As data service providers, carriers must improve data service transparency to maintain the profitability of data openness. Carriers must notify consumers of what data has been made open plus where and how long it will be used. They must guarantee the security of the open data, and grant users full control to view and cancel the data and corresponding processes at any time.

Various organizations, countries, and regions, including the EU and the U.S., are beginning to regulate data security and privacy. The security and privacy of open data must be protected in accordance with international laws, the design principles of general privacy protection for the industry, and individual data privacy protection principles. In this context, technology must be used to protect sensitive information. Data openness is only feasible with controlled access, encrypted storage, and the secure transmission of individual data.

Huawei Open Data Bus solution

Technically, a safe channel should be in place to ensure that the big data capability of carriers and data transactions of users are secure, reliable, and compliant with standards.

Huawei has a wealth of experience in reliability and security design in the telecom industry, and understands the laws and regulations of more than 100 countries. It has developed a solution that incorporates measures such as real-time authorization, anonymity, encryption, and adaptation to various security and privacy protection policies. The Open Data Bus solution is Huawei's answer to total data protection and user privacy.

Managing data openness: Huawei believes that data openness must be preauthorized by users. Users can easily revoke authorization or determine which data is off-limits. In addition, Huawei advocates a transparent process of data openness so users can easily find out where their data is coming from and going to. This management policy enables users to monitor data flow. Moreover, carriers can obtain valuable data and simultaneously improve user awareness about information security. The Huawei Open Data Bus solution features a user data openness management module, which is a convenient user data openness management tool for carriers. It includes a user-friendly interface for end users to manage the data being opened.
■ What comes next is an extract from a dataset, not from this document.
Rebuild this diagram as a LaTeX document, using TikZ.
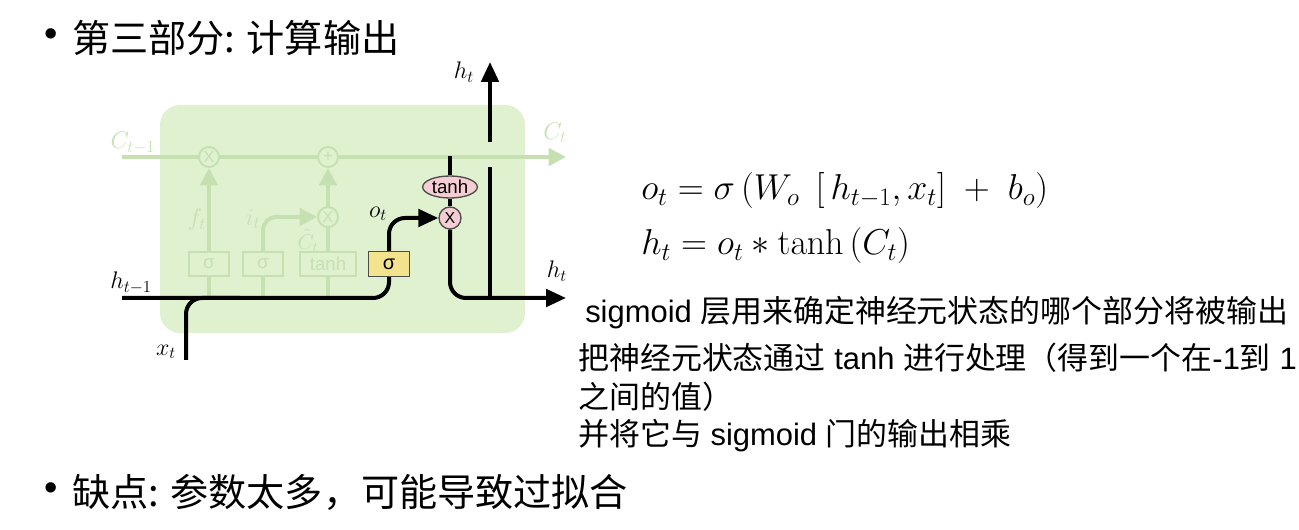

Privacy reference model: The privacy reference model represents complex laws and regulations as simple and configurable metadata labels. It provides a basis for determining whether to open each piece of data, and incorporates end-to-end privacy policies to prevent privacy invasion. As a service provider for more than 100 carriers worldwide, Huawei ensures that its Open Data Bus privacy reference model is universally applicable. By analyzing regional and national laws and regulations, and then grading common carrier data, Huawei defines data in each grade, and provides references for privacy laws and regulations for graded data implementation. The privacy reference model also has the flexibility to adapt to customer requirements or regional policies.

Data usage security: Data openness brings carriers out of the closed telecom network and into the open Internet. Without reliable security mechanisms, data openness cannot survive Internet attacks. Threats can be neutralized using end-to-end data security and privacy protection measures such as authentication and authorization, secure transmission, data encryption, anonymity including generalization and randomization, pseudonyms, data usage audits, and secure data deletion. The Huawei Open Data Bus solution supports all these security features, making it applicable to the entire IT industry.

Future prospects

Current data openness involves existing carrier data assets. To better utilize these assets in the future, carriers will use their credibility, and huge data assets, to incorporate third-party data into a data-mart ecosystem. Implementing multi-source data sharing and trading with privacy protection in a data-mart ecosystem will pose a challenge for big data security and privacy solutions.

As the data openness business model matures, each country will further standardize data security and privacy protection. Another challenge for big data security and privacy solutions is how to rapidly respond to business requirements in compliance with the laws and regulations of different countries. This is an increasingly necessary capability given the various forms of big data openness.